Your goal ▸
In the data below, locate each line with the word "Reproduce" and list it.

Materials provided ▸
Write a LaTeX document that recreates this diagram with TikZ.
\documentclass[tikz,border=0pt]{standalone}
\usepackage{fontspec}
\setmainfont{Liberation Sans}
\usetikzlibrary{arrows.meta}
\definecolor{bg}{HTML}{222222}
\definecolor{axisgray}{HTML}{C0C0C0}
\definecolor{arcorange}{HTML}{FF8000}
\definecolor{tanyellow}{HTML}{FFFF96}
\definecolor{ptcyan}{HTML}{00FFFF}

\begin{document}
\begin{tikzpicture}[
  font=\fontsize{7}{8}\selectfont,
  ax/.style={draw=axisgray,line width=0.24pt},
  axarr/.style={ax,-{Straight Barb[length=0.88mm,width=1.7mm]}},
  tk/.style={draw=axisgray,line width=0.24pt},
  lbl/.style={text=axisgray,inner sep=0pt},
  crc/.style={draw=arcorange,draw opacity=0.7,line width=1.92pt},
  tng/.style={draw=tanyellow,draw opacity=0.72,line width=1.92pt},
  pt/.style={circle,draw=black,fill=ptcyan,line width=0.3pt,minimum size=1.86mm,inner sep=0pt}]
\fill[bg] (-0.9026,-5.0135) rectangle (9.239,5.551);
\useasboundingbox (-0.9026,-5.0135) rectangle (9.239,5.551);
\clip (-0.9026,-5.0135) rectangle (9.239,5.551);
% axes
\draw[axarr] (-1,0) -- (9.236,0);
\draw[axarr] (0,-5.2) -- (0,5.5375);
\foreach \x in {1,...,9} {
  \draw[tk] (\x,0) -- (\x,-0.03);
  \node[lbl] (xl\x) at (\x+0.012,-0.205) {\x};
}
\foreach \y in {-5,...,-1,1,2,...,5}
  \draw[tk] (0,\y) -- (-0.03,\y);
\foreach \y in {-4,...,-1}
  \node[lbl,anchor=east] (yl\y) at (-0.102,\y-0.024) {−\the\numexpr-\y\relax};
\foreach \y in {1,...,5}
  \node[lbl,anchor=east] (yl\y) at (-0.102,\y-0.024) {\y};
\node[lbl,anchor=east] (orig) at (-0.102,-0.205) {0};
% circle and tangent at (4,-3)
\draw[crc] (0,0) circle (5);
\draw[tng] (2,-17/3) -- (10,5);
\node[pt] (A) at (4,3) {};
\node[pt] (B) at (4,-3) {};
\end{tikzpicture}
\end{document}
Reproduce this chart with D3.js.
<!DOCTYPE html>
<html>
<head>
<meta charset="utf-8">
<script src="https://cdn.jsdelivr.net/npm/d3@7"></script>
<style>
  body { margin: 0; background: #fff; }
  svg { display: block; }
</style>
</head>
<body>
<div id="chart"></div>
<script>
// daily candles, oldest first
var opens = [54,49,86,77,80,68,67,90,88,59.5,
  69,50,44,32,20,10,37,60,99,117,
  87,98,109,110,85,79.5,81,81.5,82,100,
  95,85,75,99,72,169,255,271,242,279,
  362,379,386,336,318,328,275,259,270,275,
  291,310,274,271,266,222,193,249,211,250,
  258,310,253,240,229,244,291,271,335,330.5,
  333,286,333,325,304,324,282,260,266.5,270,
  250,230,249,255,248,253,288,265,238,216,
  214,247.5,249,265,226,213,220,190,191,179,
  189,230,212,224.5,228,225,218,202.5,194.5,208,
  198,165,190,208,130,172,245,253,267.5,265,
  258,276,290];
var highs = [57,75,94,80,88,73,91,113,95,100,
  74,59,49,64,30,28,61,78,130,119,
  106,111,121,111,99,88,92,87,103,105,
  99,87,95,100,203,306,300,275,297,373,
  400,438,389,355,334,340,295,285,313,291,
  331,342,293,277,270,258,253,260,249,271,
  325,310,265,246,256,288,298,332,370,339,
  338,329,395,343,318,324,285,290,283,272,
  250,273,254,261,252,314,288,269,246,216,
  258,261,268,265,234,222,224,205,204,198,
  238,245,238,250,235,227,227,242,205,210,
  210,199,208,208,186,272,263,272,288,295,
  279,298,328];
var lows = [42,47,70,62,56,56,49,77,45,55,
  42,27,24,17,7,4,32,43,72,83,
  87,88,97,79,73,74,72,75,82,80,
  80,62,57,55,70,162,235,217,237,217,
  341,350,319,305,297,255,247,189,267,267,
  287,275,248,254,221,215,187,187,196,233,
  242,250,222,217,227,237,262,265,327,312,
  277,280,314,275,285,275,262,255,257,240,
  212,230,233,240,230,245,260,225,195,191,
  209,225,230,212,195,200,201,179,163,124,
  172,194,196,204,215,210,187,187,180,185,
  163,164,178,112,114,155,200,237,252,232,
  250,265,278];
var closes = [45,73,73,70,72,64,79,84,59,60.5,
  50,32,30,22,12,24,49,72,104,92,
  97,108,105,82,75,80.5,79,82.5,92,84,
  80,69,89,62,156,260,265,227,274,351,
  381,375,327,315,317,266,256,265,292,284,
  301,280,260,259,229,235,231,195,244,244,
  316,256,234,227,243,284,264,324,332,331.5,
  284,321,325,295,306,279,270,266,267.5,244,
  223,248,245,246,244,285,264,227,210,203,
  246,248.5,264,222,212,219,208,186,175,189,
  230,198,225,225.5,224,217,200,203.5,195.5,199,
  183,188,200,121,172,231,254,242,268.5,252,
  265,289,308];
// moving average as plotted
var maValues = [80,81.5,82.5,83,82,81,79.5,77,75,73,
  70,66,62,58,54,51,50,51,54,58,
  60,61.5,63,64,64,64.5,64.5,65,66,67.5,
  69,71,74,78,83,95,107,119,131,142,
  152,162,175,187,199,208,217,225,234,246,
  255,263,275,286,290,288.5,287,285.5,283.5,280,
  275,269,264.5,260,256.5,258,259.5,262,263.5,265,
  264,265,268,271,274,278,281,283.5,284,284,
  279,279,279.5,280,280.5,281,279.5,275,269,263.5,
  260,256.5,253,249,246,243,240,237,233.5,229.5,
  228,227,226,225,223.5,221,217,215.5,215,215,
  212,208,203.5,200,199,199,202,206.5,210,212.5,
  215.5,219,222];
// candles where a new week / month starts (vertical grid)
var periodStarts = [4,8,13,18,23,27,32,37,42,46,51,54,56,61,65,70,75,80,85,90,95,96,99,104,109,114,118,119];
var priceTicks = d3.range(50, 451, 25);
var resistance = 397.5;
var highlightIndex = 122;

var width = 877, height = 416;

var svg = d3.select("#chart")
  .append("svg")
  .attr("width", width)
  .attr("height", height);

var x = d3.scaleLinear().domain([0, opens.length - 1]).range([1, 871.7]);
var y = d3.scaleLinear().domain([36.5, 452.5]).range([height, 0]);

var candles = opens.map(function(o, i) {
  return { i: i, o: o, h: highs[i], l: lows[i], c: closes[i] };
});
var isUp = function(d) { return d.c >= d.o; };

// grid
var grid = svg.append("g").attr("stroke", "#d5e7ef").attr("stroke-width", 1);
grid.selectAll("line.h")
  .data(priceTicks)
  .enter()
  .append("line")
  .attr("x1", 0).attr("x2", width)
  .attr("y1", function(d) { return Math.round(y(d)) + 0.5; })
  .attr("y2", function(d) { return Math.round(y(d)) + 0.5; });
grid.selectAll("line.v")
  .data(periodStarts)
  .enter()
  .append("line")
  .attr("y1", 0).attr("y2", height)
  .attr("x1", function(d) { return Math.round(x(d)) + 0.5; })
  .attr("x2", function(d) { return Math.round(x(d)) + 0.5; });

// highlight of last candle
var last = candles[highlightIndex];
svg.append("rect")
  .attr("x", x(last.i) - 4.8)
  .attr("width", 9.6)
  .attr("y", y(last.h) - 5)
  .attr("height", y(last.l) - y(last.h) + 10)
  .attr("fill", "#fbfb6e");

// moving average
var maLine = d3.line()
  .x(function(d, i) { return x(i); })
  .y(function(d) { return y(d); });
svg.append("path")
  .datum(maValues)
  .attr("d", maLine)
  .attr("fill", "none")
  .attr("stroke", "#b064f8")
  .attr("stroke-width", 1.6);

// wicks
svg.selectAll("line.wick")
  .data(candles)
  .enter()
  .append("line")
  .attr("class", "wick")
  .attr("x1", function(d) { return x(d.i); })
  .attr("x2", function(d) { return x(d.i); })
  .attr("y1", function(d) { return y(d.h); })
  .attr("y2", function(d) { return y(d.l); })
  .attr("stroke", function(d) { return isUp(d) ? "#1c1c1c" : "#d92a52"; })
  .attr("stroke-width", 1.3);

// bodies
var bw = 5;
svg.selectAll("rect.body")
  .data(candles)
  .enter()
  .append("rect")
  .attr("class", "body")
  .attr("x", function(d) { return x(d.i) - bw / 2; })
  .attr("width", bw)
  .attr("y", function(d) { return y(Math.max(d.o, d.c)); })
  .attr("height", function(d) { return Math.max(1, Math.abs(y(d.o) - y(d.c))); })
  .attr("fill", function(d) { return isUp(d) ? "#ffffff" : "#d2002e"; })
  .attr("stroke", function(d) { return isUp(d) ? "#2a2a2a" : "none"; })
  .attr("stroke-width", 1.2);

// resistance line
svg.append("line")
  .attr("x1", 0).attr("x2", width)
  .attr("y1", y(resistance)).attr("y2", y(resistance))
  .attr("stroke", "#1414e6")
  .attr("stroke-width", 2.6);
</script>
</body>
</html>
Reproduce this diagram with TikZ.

Exercise output ▸
Reproduce this chart with D3.js.
Reproduce this diagram with TikZ.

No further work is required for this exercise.